Demons of density: Do higher-density environments put people at greater risk of contagious disease?
This paper studies the relationship between density and COVID during three distinct waves of the pandemic in New York City. Unlike prior work, this paper's analysis uses individual Medicaid claims records, which include a rich array of demographic characteristics and pre-existing medical conditions and cover a near universe of low-income New Yorkers. In brief, the results suggest that living in higher density neighborhoods did not heighten the risk of COVID hospitalization.
Does Gentrification Displace Poor Children? New Evidence from New York City Medicaid Data
This paper by Ingrid Gould Ellen, Sherry Glied, and Kacie Dragan examines gentrification’s impact on the displacement of low-income families. While many see this relationship as causal, existing quantitative evidence is lacking, partly due to limited data and challenges in measurement. This paper examines the relationship between the frequency and distance of low-income families’ residential moves, as well as the housing and neighborhood conditions in which they live. Using longitudinal New York City Medicaid records, the authors track the movement and compare the outcomes of low-income children from 2009 through 2015, a seven-year period in which the city experienced high levels of gentrification, distinguishing between children who move and those that remain in place.
Read the published version in Regional Science and Urban Economics >>
Gentrification And The Health Of Low-Income Children In New York City
Although the pace of gentrification has accelerated in cities across the US, little is known about the health consequences of growing up in gentrifying neighborhoods. This study used New York State Medicaid claims data to track a cohort of low-income children born in the period 2006–08 for the nine years between January 2009 and December 2017. It compared the 2017 health outcomes of children who started out in low-income neighborhoods that gentrified in the period 2009–15 with those of children who started out in other low-income neighborhoods, controlling for individual child demographic characteristics, baseline neighborhood characteristics, and preexisting trends in neighborhood socioeconomic status.

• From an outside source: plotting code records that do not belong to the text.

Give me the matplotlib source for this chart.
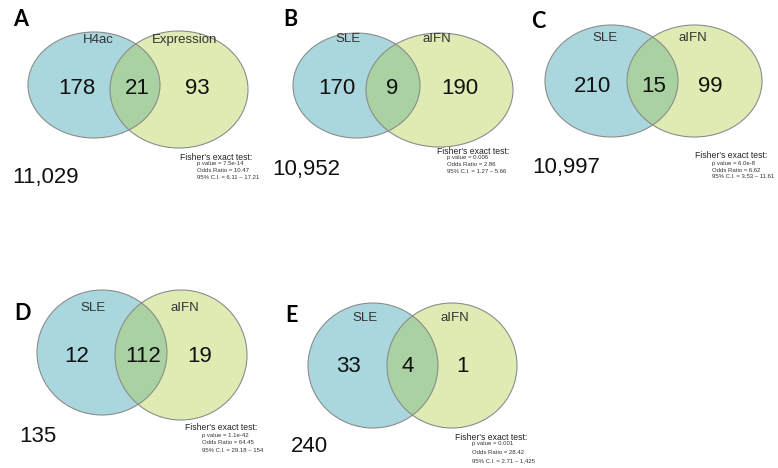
import matplotlib.pyplot as plt
from matplotlib.patches import Ellipse

# data
panel_letters = ["A", "B", "C", "D", "E"]
left_names = ["H4ac", "SLE", "SLE", "SLE", "SLE"]
right_names = ["Expression", "aIFN", "aIFN", "aIFN", "aIFN"]
left_only = [178, 170, 210, 12, 33]
overlap = [21, 9, 15, 112, 4]
right_only = [93, 190, 99, 19, 1]
background = ["11,029", "10,952", "10,997", "135", "240"]
p_values = ["7.5e-14", "0.006", "6.0e-8", "1.1e-42", "0.001"]
odds_ratios = ["10.47", "2.86", "6.62", "64.45", "28.42"]
conf_ints = ["6.11 – 17.21", "1.27 – 5.66", "3.53 – 11.61", "29.18 – 154", "2.71 – 1,425"]

# layout in pixel space (x right, y down)
layout = [
    dict(letter=(13, 20), L=(94, 85, 132, 106), R=(179, 89.5, 138, 117),
         names_y=40, nums=(77, 137, 197), num_y=88, total=(12, 177),
         fisher=(180, 157, 197, 164, 6.7)),
    dict(letter=(283, 20), L=(356.5, 85.5, 127, 105), R=(439.5, 90, 147, 114),
         names_y=39, nums=(337, 392, 460), num_y=88, total=(272, 170),
         fisher=(437, 151, 447, 158, 6.8)),
    dict(letter=(531, 21), L=(611.5, 81, 133, 112), R=(694.5, 81, 135, 112),
         names_y=38, nums=(593, 654, 710), num_y=87, total=(532, 167),
         fisher=(695, 155, 712, 163, 7.0)),
    dict(letter=(14, 313), L=(102, 352.5, 130, 125), R=(181, 355, 132, 130),
         names_y=308, nums=(77, 143, 200), num_y=357, total=(19, 437),
         fisher=(185, 427, 202, 435, 8.0)),
    dict(letter=(285, 315), L=(373, 365.5, 130, 125), R=(452, 365.5, 130, 125),
         names_y=318, nums=(348, 408, 463), num_y=367, total=(291, 447),
         fisher=(455, 437, 472, 444, 8.5)),
]

name_x = [(98, 185), (348, 437), (605, 693), (93, 185), (365, 455)]

left_col = "#aad6de"
right_col = "#deecb4"
both_col = "#a9d1a2"
edge_col = "#8c8c8c"
sans = ["Liberation Sans", "DejaVu Sans"]

fig = plt.figure(figsize=(7.78, 4.68), dpi=100)
ax = fig.add_axes([0, 0, 1, 1])
ax.set_xlim(0, 778)
ax.set_ylim(468, 0)
ax.set_axis_off()

for i, lay in enumerate(layout):
    lx, ly, lw, lh = lay["L"]
    rx, ry, rw, rh = lay["R"]
    left = Ellipse((lx, ly), lw, lh, facecolor=left_col, edgecolor="none", zorder=1)
    right = Ellipse((rx, ry), rw, rh, facecolor=right_col, edgecolor="none", zorder=2)
    ax.add_patch(left)
    ax.add_patch(right)
    both = Ellipse((rx, ry), rw, rh, facecolor=both_col, edgecolor="none", zorder=3)
    ax.add_patch(both)
    both.set_clip_path(left)
    for (cx, cy, w, h) in (lay["L"], lay["R"]):
        ax.add_patch(Ellipse((cx, cy), w, h, facecolor="none",
                             edgecolor=edge_col, linewidth=0.8, zorder=4))

    ax.text(*lay["letter"], panel_letters[i], fontsize=15.5, fontweight="bold",
            family=["Lato", "DejaVu Sans"], ha="left", va="center",
            color="black", zorder=5)
    ax.text(name_x[i][0], lay["names_y"], left_names[i], fontsize=9.5, family=sans,
            ha="center", va="center", color="#333333", zorder=5)
    ax.text(name_x[i][1], lay["names_y"], right_names[i], fontsize=9.5, family=sans,
            ha="center", va="center", color="#333333", zorder=5)
    for x, v in zip(lay["nums"], (left_only[i], overlap[i], right_only[i])):
        ax.text(x, lay["num_y"], str(v), fontsize=16, family=sans,
                ha="center", va="center", color="#111111", zorder=5)
    ax.text(*lay["total"], background[i], fontsize=16, family=sans,
            ha="left", va="center", color="#111111", zorder=5)

    hx, hy, sx, sy, dy = lay["fisher"]
    ax.text(hx, hy, "Fisher's exact test:", fontsize=6.2, family=sans,
            ha="left", va="center", color="#222222", zorder=5)
    lines = [f"p value = {p_values[i]}", f"Odds Ratio = {odds_ratios[i]}",
             f"95% C.I. = {conf_ints[i]}"]
    for k, line in enumerate(lines):
        ax.text(sx, sy + k * dy, line, fontsize=4.3, family=sans,
                ha="left", va="center", color="#333333", zorder=5)

fig.savefig("out.png", dpi=100)
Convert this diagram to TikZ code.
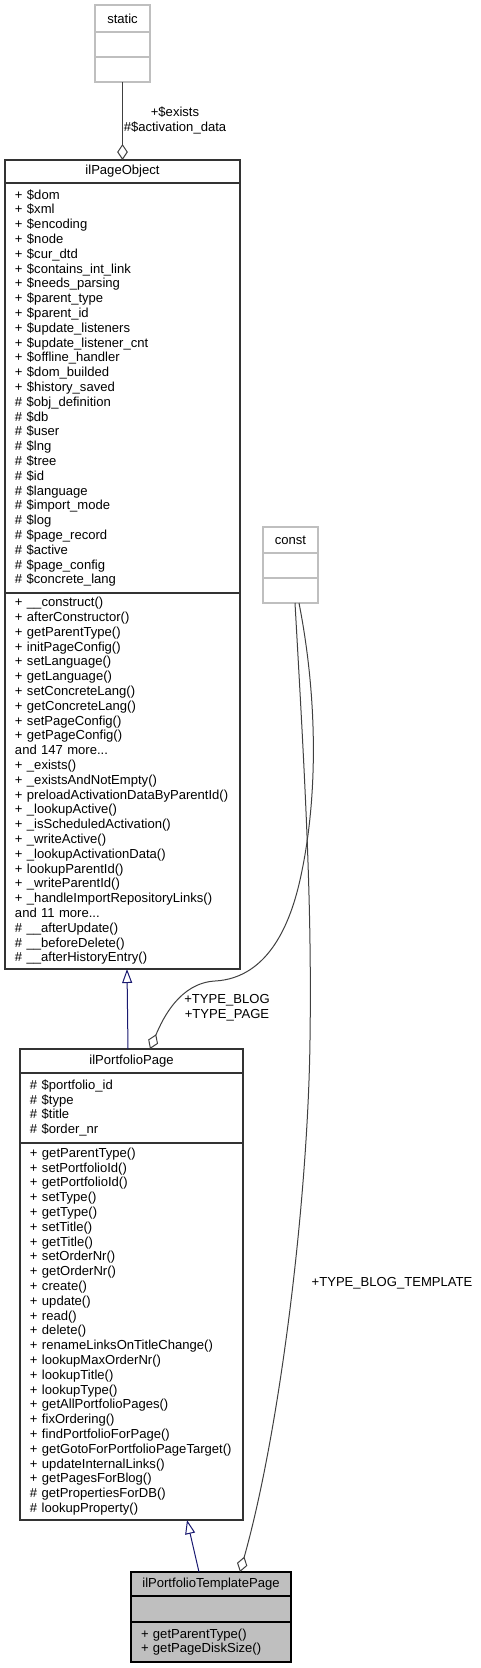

Not a New Story: Place‐ and Race‐Based Disparities in COVID‐19 and Influenza Hospitalizations among Medicaid‐Insured Adults in New York City
For all that is unprecedented about COVID-19, the race-based health disparities in the pandemic's early days are sadly familiar. In this study, the authors compare the geographic and racial/ethnic disparities during the first three waves of the COVID-19 pandemic (first wave: January 1–April 30, 2020; second wave: May 1–August 31, 2020; third wave: September 1–December 31, 2020) to the 2016 and 2017 influenza seasons using New York State Medicaid claims data. Ultimately, the study concludes that while geographic and racial/ethnic disparities evident during the first wave of the pandemic were similar to those of previous waves of influenza, the later waves of COVID-19 hospitalizations reflected far less severe disparities. This is one of the first papers to examine how the characteristics of patients hospitalized with COVID-19 changed over the course of 2020, and in turn demonstrates how COVID-19-related racial/ethnic disparities decreased over time.
Renovating Subsidized Housing: The Impact On Tenants’ Health
Many public and subsidized housing developments in the US are aging and in need of significant repairs. Some observers worry that their poor condition threatens the health of residents. This study evaluated a recent renovation of public housing that was undertaken through the transfer of six housing developments from the New York City Housing Authority to a public-private partnership. It examined whether the renovation and transfer to private managers led to improvements in tenants’ health over three years, as measured by Medicaid claims. While it did not find significant improvements in individual health outcomes, it found significant relative improvements in overall disease burden when measured using an index of housing-sensitive conditions.